Jack Nicholson is convincing as a 66-year-old former insurance actuary who loses his wife and drives cross country in a Winnebago.   [R]

By: Elise Nakhnikian
   Citizen Ruth and Election proved that About Schmidt writer-director Alexander Payne is a champion — a champ with Woody Allen and Charles Dickens in his bloodline.
   Like Woody, he tells smart, funny stories set in his hometown, and he uses a core cast and crew supplemented by cannily chosen stars and character actors. Like Dickens, Payne and his co-writer, Jim Taylor, display a passion for social commentary, a genius for creating situations that are both realistic and absurd, and a talent for making us care about people we’d probably avoid in real life.

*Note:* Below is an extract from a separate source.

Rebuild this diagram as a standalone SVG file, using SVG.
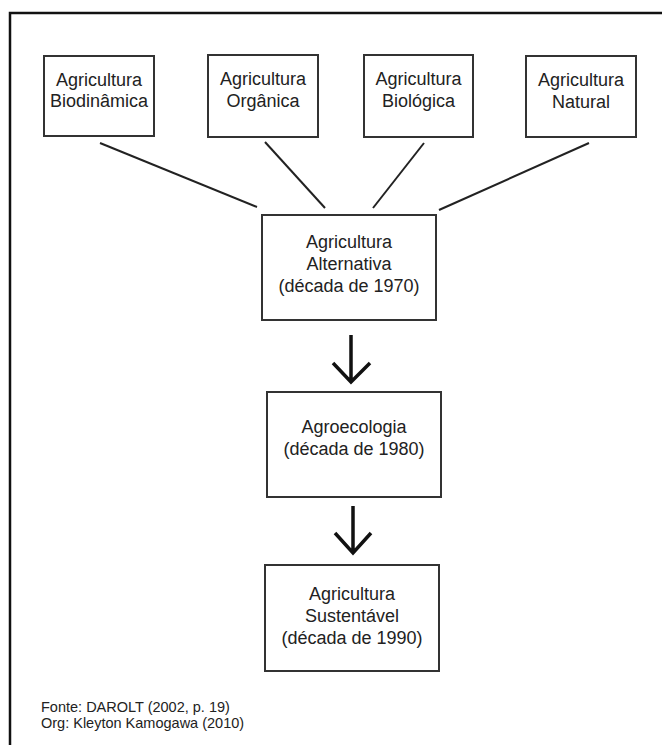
<svg xmlns="http://www.w3.org/2000/svg" width="662" height="745" viewBox="0 0 662 745">
<style>
.box{fill:#fff;stroke:#333;stroke-width:2}
.t{font-family:"Liberation Sans",Arial,sans-serif;font-size:18px;fill:#222;text-anchor:middle}
.note{font-family:"Liberation Sans",Arial,sans-serif;font-size:14.5px;fill:#222}
.ln{stroke:#222;stroke-width:2;fill:none}
.ar{stroke:#111;stroke-width:3.5;fill:none;stroke-linecap:butt;stroke-linejoin:miter}
</style>
<rect width="662" height="745" fill="#fff"/>
<path d="M10,745 V13 H662" fill="none" stroke="#111" stroke-width="2.5"/>
<g id="connectors">
<line class="ln" x1="100" y1="143" x2="257" y2="207"/>
<line class="ln" x1="265" y1="142" x2="325" y2="208"/>
<line class="ln" x1="424" y1="143" x2="373" y2="208"/>
<line class="ln" x1="589" y1="143" x2="439" y2="210"/>
<path class="ar" d="M351,335 V382 M333,363 L351,382 L370,363"/>
<path class="ar" d="M353,506 V553 M335,533 L353,553 L371,533"/>
</g>
<g id="n1"><rect class="box" x="44" y="56" width="110" height="80"/>
<text class="t" x="99" y="86">Agricultura</text><text class="t" x="99" y="107">Biodinâmica</text></g>
<g id="n2"><rect class="box" x="208" y="55" width="110" height="82"/>
<text class="t" x="263" y="85">Agricultura</text><text class="t" x="263" y="107">Orgânica</text></g>
<g id="n3"><rect class="box" x="364" y="55" width="109" height="82"/>
<text class="t" x="418.5" y="85">Agricultura</text><text class="t" x="418.5" y="107">Biológica</text></g>
<g id="n4"><rect class="box" x="526" y="56" width="110" height="81"/>
<text class="t" x="581" y="86">Agricultura</text><text class="t" x="581" y="108">Natural</text></g>
<g id="n5"><rect class="box" x="262" y="215" width="174" height="105"/>
<text class="t" x="349" y="248">Agricultura</text><text class="t" x="349" y="270">Alternativa</text><text class="t" x="349" y="292">(década de 1970)</text></g>
<g id="n6"><rect class="box" x="267" y="392" width="174" height="105"/>
<text class="t" x="354" y="433">Agroecologia</text><text class="t" x="354" y="455">(década de 1980)</text></g>
<g id="n7"><rect class="box" x="265" y="565" width="174" height="106"/>
<text class="t" x="352" y="600">Agricultura</text><text class="t" x="352" y="622">Sustentável</text><text class="t" x="352" y="644">(década de 1990)</text></g>
<g id="footnote">
<text class="note" x="41" y="712">Fonte: DAROLT (2002, p. 19)</text>
<text class="note" x="41" y="728">Org: Kleyton Kamogawa (2010)</text>
</g>
</svg>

   About Schmidt has surface similarities to Payne’s first two movies. It takes place mainly in Omaha, Neb., and it features ordinary people and settings that aren’t often seen in Hollywood movies. But where the other two are solid gold, Schmidt has a hollow core.

"Jack
Jack Nicholson is at the end of his rope in Alexander Payne’s About Schmidt.

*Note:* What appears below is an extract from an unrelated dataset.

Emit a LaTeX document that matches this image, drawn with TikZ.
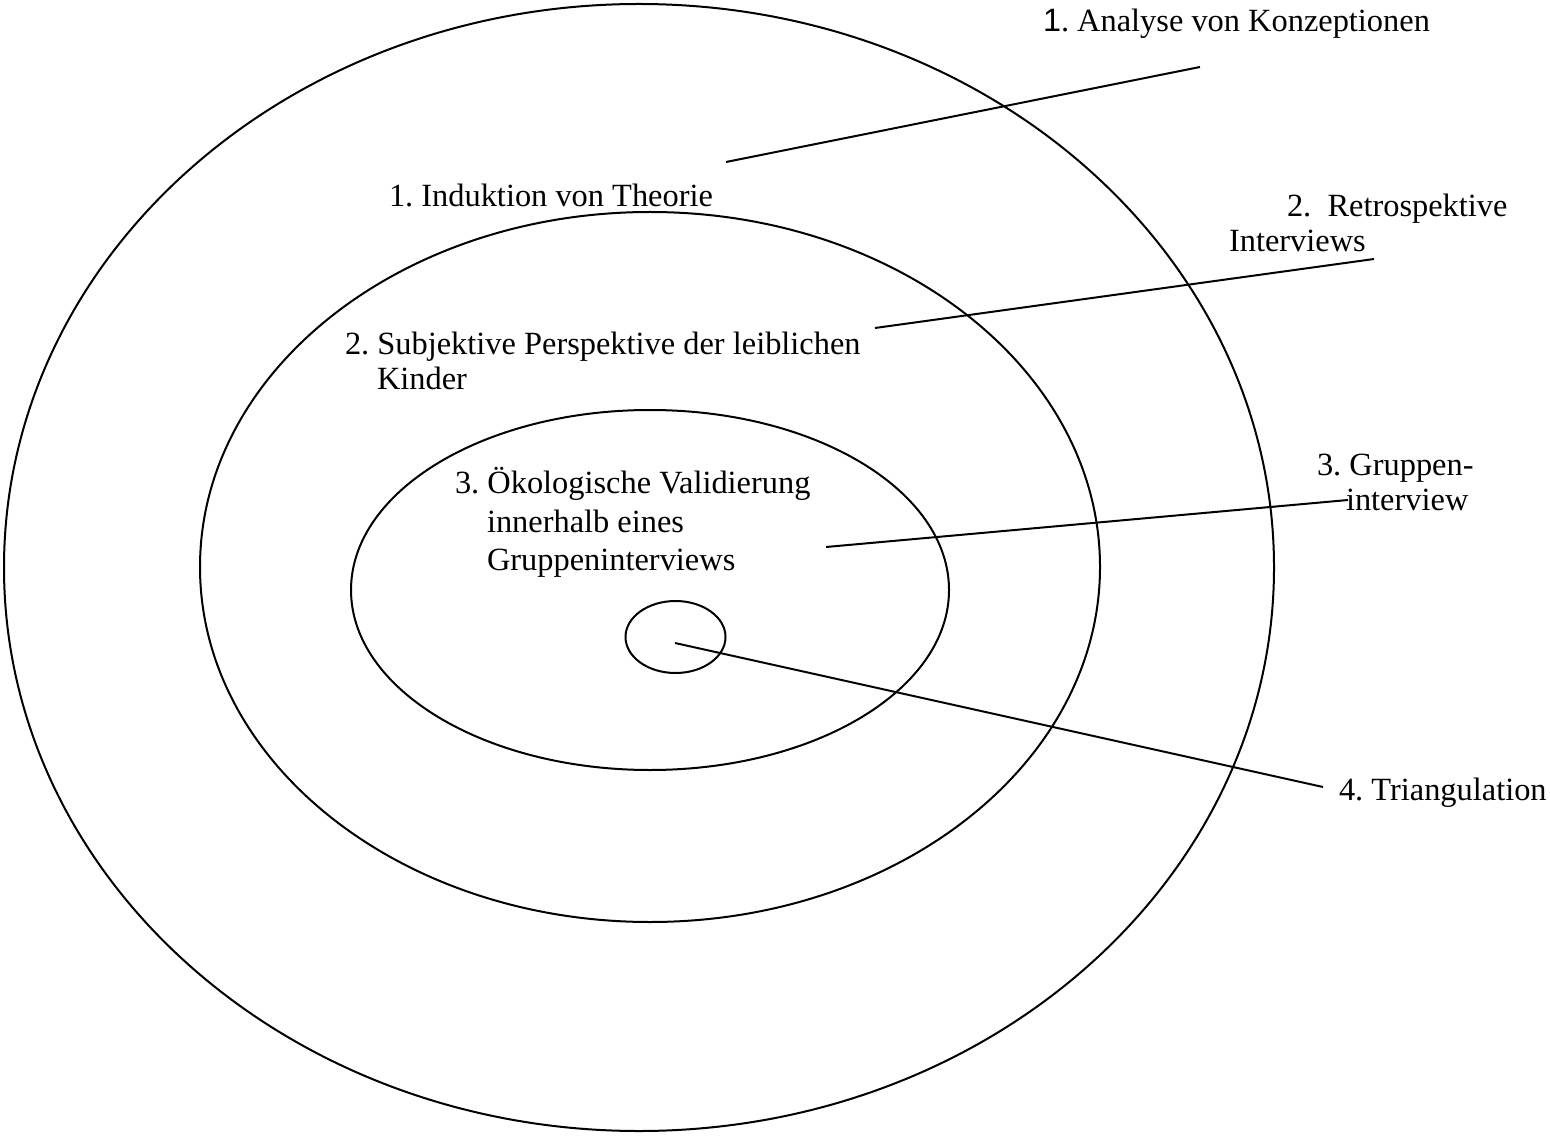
\documentclass[tikz,border=0pt]{standalone}
\usepackage{fontspec}
\setmainfont{Liberation Serif}
\newfontfamily\arialfont{Liberation Sans}
\begin{document}
\begin{tikzpicture}[x=0.5pt,y=-0.5pt,
  ring/.style={draw=black,line width=1pt},
  leader/.style={draw=black,line width=1pt},
  lbl/.style={anchor=base west,inner sep=0pt,outer sep=0pt,font=\fontsize{16.2}{18.5}\selectfont}]
\useasboundingbox (0,0) rectangle (1550,1138);

% concentric rings
\draw[ring] (639,567.5) ellipse [x radius=635,y radius=563.5];
\draw[ring] (650,567) ellipse [x radius=450,y radius=355];
\draw[ring] (650,590) ellipse [x radius=299,y radius=180];
\draw[ring] (675.5,637) ellipse [x radius=50,y radius=36];

% anchor points of the leader lines
\coordinate (p1a) at (726,162);  \coordinate (p1b) at (1200,67);
\coordinate (p2a) at (875,328);  \coordinate (p2b) at (1374,259);
\coordinate (p3a) at (826,547);  \coordinate (p3b) at (1348,500);
\coordinate (p4a) at (675,643);  \coordinate (p4b) at (1323,787);
\draw[leader] (p1a) -- (p1b);
\draw[leader] (p2a) -- (p2b);
\draw[leader] (p3a) -- (p3b);
\draw[leader] (p4a) -- (p4b);

% labels inside the rings
\node[lbl] (induktion) at (389,207) {1.\ Induktion von Theorie};
\node[lbl] (subj1) at (345,355) {2.\ Subjektive Perspektive der leiblichen};
\node[lbl] (subj2) at (377,390) {Kinder};
\node[lbl] (oeko1) at (455,493) {3.\ Ökologische Validierung};
\node[lbl] (oeko2) at (487,532) {innerhalb eines};
\node[lbl] (oeko3) at (487,570) {Gruppeninterviews};

% method labels on the right
\node[lbl] (analyse) at (1043,32) {{\arialfont 1}.\ Analyse von Konzeptionen};
\node[lbl] (retro1) at (1287,217) {2.\ \ Retrospektive};
\node[lbl] (retro2) at (1229,252) {Interviews};
\node[lbl] (grp1) at (1317,475) {3.\ Gruppen-};
\node[lbl] (grp2) at (1346,510) {interview};
\node[lbl] (tri) at (1339,800) {4.\ Triangulation};
\end{tikzpicture}
\end{document}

   When we first see Warren Schmidt (Jack Nicholson), he’s sitting in a packed-up office, gazing like a stunned bird at a clock whose second hand is clicking slowly toward 12. As the audience realizes that Schmidt is too dutiful — or too unimaginative — to leave work a minute early even on his last day, people begin to snicker. Isn’t that funny? And aren’t we clever to see the humor in it?

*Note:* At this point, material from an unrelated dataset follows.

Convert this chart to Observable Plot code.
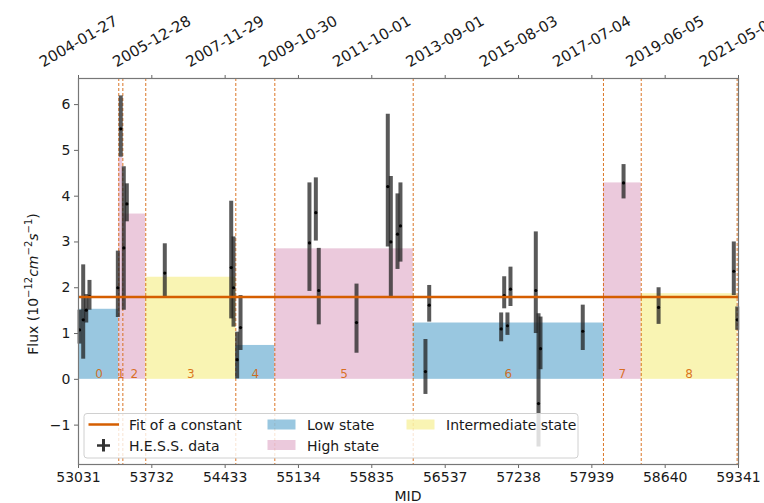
<!DOCTYPE html>
<html><head><meta charset="utf-8">
<script src="https://cdn.jsdelivr.net/npm/d3@7"></script>
<script src="https://cdn.jsdelivr.net/npm/@observablehq/plot@0.6"></script>
<style>
body{margin:0;background:#fff;}
svg{font-family:"DejaVu Sans",sans-serif;}
</style>
</head><body><div id="chart"></div>
<script>
// H.E.S.S. light-curve points (MJD, flux, lower / upper error ends), 1e-12 cm^-2 s^-1
const mjd    = [53041, 53076, 53105, 53136, 53407, 53435, 53464, 53493, 53856, 54491, 54513, 54548, 54580, 55239, 55300, 55328, 55689, 55988, 56017, 56081, 56109, 56348, 56384, 57072, 57101, 57132, 57161, 57403, 57429, 57448, 57852, 58242, 58577, 59296, 59329];
const flux   = [1.08, 1.30, 1.51, 1.81, 2.00, 5.47, 2.87, 3.83, 2.32, 2.44, 2.00, 0.43, 1.13, 2.98, 3.64, 1.94, 1.24, 4.21, 3.00, 3.17, 3.35, 0.17, 1.62, 1.10, 1.83, 1.17, 1.97, 1.94, -0.53, 0.67, 1.05, 4.29, 1.57, 2.36, 1.30];
const fluxLo = [0.77, 0.44, 1.23, 1.51, 1.35, 4.85, 1.51, 3.44, 1.78, 1.32, 1.14, 0.01, 0.63, 1.92, 3.02, 1.19, 0.57, 2.89, 1.80, 2.40, 2.56, -0.33, 1.25, 0.82, 1.54, 0.96, 1.59, 1.00, -1.48, 0.21, 0.63, 3.94, 1.20, 1.83, 1.07];
const fluxHi = [1.51, 2.50, 1.85, 2.16, 2.80, 6.19, 4.64, 4.27, 2.96, 3.89, 3.11, 1.03, 1.83, 4.29, 4.40, 2.86, 2.08, 5.79, 4.43, 4.05, 4.29, 0.87, 2.05, 1.45, 2.24, 1.45, 2.45, 3.22, 1.43, 1.36, 1.62, 4.69, 2.00, 3.00, 1.58];

// Bayesian blocks
const blockStart = [53041, 53416, 53455, 53674, 54535, 54908, 56231, 58050, 58411];
const blockEnd   = [53416, 53455, 53674, 54535, 54908, 56231, 58050, 58411, 59328];
const blockLevel = [1.53, 4.85, 3.61, 2.23, 0.74, 2.85, 1.23, 4.29, 1.87];
const blockState = ["Low", "High", "High", "Intermediate", "Low", "High", "Low", "High", "Intermediate"];
const changePoints = [53416, 53455, 53674, 54535, 54908, 56231, 58050, 58411, 59328];

const fitConstant = 1.80;

const bottomTicks = [53031, 53732, 54433, 55134, 55835, 56537, 57238, 57939, 58640, 59341];
const topTickLabels = ["2004-01-27", "2005-12-28", "2007-11-29", "2009-10-30", "2011-10-01", "2013-09-01", "2015-08-03", "2017-07-04", "2019-06-05", "2021-05-07"];
const yTicks = [-1, 0, 1, 2, 3, 4, 5, 6];

const stateColor = {Low: "#0072B2", High: "#CC79A7", Intermediate: "#F0E442"};
const fitColor = "#D55E00";

const points = mjd.map((m, i) => ({m, f: flux[i], lo: fluxLo[i], hi: fluxHi[i]}));
const blocks = blockStart.map((s, i) => ({s, e: blockEnd[i], v: blockLevel[i], st: blockState[i], id: i}));

const plot = Plot.plot({
  width: 764, height: 503,
  marginLeft: 78, marginRight: 26, marginTop: 78, marginBottom: 39,
  x: {domain: [53031, 59341]},
  y: {domain: [-1.86, 6.57]},
  style: {fontFamily: "DejaVu Sans, sans-serif", fontSize: "14px", color: "#1a1a1a", background: "white"},
  marks: [
    Plot.rect(blocks, {x1: "s", x2: "e", y1: 0, y2: "v", fill: d => stateColor[d.st], fillOpacity: 0.4}),
    Plot.ruleX(changePoints, {stroke: fitColor, strokeOpacity: 0.85, strokeWidth: 1, strokeDasharray: "3,2"}),
    Plot.text(blocks, {x: d => (d.s + d.e) / 2, y: 0, text: d => String(d.id), fill: fitColor, fillOpacity: 0.85, fontSize: 12, dy: -5}),
    Plot.ruleX(points, {x: "m", y1: "lo", y2: "hi", stroke: "#222", strokeOpacity: 0.75, strokeWidth: 4}),
    Plot.dot(points, {x: "m", y: "f", r: 1.6, fill: "black", stroke: null}),
    Plot.ruleY([fitConstant], {stroke: fitColor, strokeWidth: 2.5}),
    Plot.axisX(bottomTicks, {anchor: "bottom", tickSize: 4, tickPadding: 4, tickFormat: d => String(d), label: null, stroke: "#666"}),
    Plot.axisX(bottomTicks, {anchor: "top", tickSize: 4, tickFormat: () => "", label: null, stroke: "#666"}),
    Plot.text(bottomTicks, {x: d => d, frameAnchor: "top", dy: -37, rotate: -30, text: (d, i) => topTickLabels[i], fontSize: 15, textAnchor: "middle", lineAnchor: "middle", fill: "#1a1a1a"}),
    Plot.axisY(yTicks, {anchor: "left", tickSize: 4, tickPadding: 4, tickFormat: d => d < 0 ? "\u2212" + Math.abs(d) : String(d), label: null, stroke: "#666"}),
    Plot.frame({stroke: "#777", strokeWidth: 1.2})
  ]
});
document.getElementById("chart").appendChild(plot);

const svg = d3.select(plot);

// axis titles
svg.append("text").attr("x", 408).attr("y", 501).attr("text-anchor", "middle")
  .attr("font-size", 14).attr("fill", "#1a1a1a").text("MID");

const yl = svg.append("text").attr("transform", "translate(38,284) rotate(-90)")
  .attr("text-anchor", "middle").attr("font-size", 14).attr("fill", "#1a1a1a");
const parts = [
  ["Flux (10", "n"], ["\u221212", "sup"], ["cm", "it"], ["\u22122", "sup"], ["s", "it"], ["\u22121", "sup"], [")", "n"]
];
let prevSup = false;
for (const [t, k] of parts) {
  const ts = yl.append("tspan").text(t);
  if (k === "sup") { ts.attr("font-size", 10).attr("dy", prevSup ? 0 : -6); prevSup = true; }
  else { if (prevSup) ts.attr("dy", 6); prevSup = false; if (k === "it") ts.attr("font-style", "italic"); }
}

// legend
const lg = svg.append("g").attr("text-anchor", "start");
lg.append("rect").attr("x", 84).attr("y", 413.5).attr("width", 494).attr("height", 44.5).attr("rx", 3)
  .attr("fill", "white").attr("fill-opacity", 0.8).attr("stroke", "#d0d0d0");
lg.append("line").attr("x1", 88.5).attr("x2", 119).attr("y1", 424.5).attr("y2", 424.5)
  .attr("stroke", fitColor).attr("stroke-width", 2.5);
lg.append("line").attr("x1", 103.5).attr("x2", 103.5).attr("y1", 439).attr("y2", 451.5).attr("stroke", "#333").attr("stroke-width", 3);
lg.append("line").attr("x1", 97).attr("x2", 110).attr("y1", 445.5).attr("y2", 445.5).attr("stroke", "#333").attr("stroke-width", 2.5);
const sw = [[267.5, 419.5, "Low"], [267.5, 440, "High"], [406.5, 419.5, "Intermediate"]];
for (const [x, y, s] of sw) {
  lg.append("rect").attr("x", x).attr("y", y).attr("width", 28).attr("height", 10)
    .attr("fill", stateColor[s]).attr("fill-opacity", 0.4);
}
const lt = [[129, 424.5, "Fit of a constant"], [129, 445.5, "H.E.S.S. data"], [307, 424.5, "Low state"], [307, 445.5, "High state"], [446, 424.5, "Intermediate state"]];
for (const [x, y, t] of lt) {
  lg.append("text").attr("x", x).attr("y", y).attr("dy", "0.36em").attr("text-anchor", "start")
    .attr("font-size", 14).attr("fill", "#1a1a1a").text(t);
}
</script>
</body></html>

   After plodding along on the same path for decades, Schmidt is beginning to lose his moorings. First he retires, and the hole he expected to leave behind him closes up almost instantly. Then his wife of 42 years dies, forcing him to re-evaluate a marriage he’d already begun to question.
   Meanwhile, his daughter, Jeannie (Hope Davis), is getting ready to marry Randall (Dermot Mulroney), a dimwitted young man with a penchant for pyramid schemes and inspirational tapes. Energized by a conviction that he must "make the best of whatever time I have left," Schmidt makes it his mission to talk Jeannie out of the marriage. Unfortunately, she won’t listen.
   To pass the time before Jeannie’s wedding, he decides to take a road trip to places where he once lived, trying to recover lost memories. As he visits old haunts and then meets Randall’s alarming family, we wonder what Schmidt is thinking and feeling. The answer appears to be not much, apart from the despair he expresses in letters to Ndugu, a Tanzanian orphan he’s sponsoring.
   Much has been made of how Nicholson loses himself in the role. It’s not the first time the actor has played an overweight, unglamorous man, but it may be the first time he has played one so passive and depressed. He’s convincing as a 66-year-old former insurance actuary, making himself look both boxy and lumpy, like a bloated Tin Man. Still, it’s hard to forget that it’s Jack behind that stone-faced façade. The cocky showboat in him peeks out now and then, like when Schmidt makes an extended slapstick routine of getting into a waterbed, or when he celebrates his new widower’s freedom by urinating on the toilet seat — and the bathroom floor.
   The movie gets many things right. Jeannie’s anger at her father and his sadness about the distance between them come to life in a handful of visceral scenes. Kathy Bates is vividly funny as Randall’s mother, Roberta, the kind of overbearing woman who alienates people with her tactless, self-satisfied "honesty." Mulroney nails the sweetness beneath Randall’s peculiar hairdo, as well as his misplaced confidence and goofy optimism. And there’s real pathos when a kindhearted couple at an RV park invites Schmidt to dinner, sharing their family photo album before Schmidt’s desperate loneliness ruins the evening.
   Yet About Schmidt is ultimately unsatisfying. The characters speak in strings of clichés. The "Dear Ndugu" letters, which Nicholson reads in voice-overs, are a too-cute expository device, since even a man going through a belated midlife crisis would be unlikely to bare his soul to a 6-year-old child. Worst of all is the snickering the movie encourages, which is often directed at Schmidt. We giggle when he begins to collect Hummel figurines, or drives his 35-foot Winnebago to the grocery store, or urges Ndugu to "pledge a fraternity when you go to college," or talks to "a real Indian" and is amazed to learn that "those people got a raw deal!"
   Payne, who says he’s been influenced by Milos Forman, the Czech-born director of social satires like The Fireman’s Ball and One Flew Over the Cuckoo’s Nest, clearly has things to say about American mores and morality. Citizen Ruth took on the loaded subject of abortion rights, lampooning zealots on both sides of the debate. Election is about the price people pay for unethical behavior. And About Schmidt is about the emptiness of a life devoted entirely to following the rules.
   But emptiness is a hard thing to portray on film. In telling this story, Payne and Taylor relied too much on satire and too little on sympathy. If they wanted us to care more about Schmidt’s existential crisis, they should have made us laugh less at his expense.
Rated R. Contains profanity and nudity.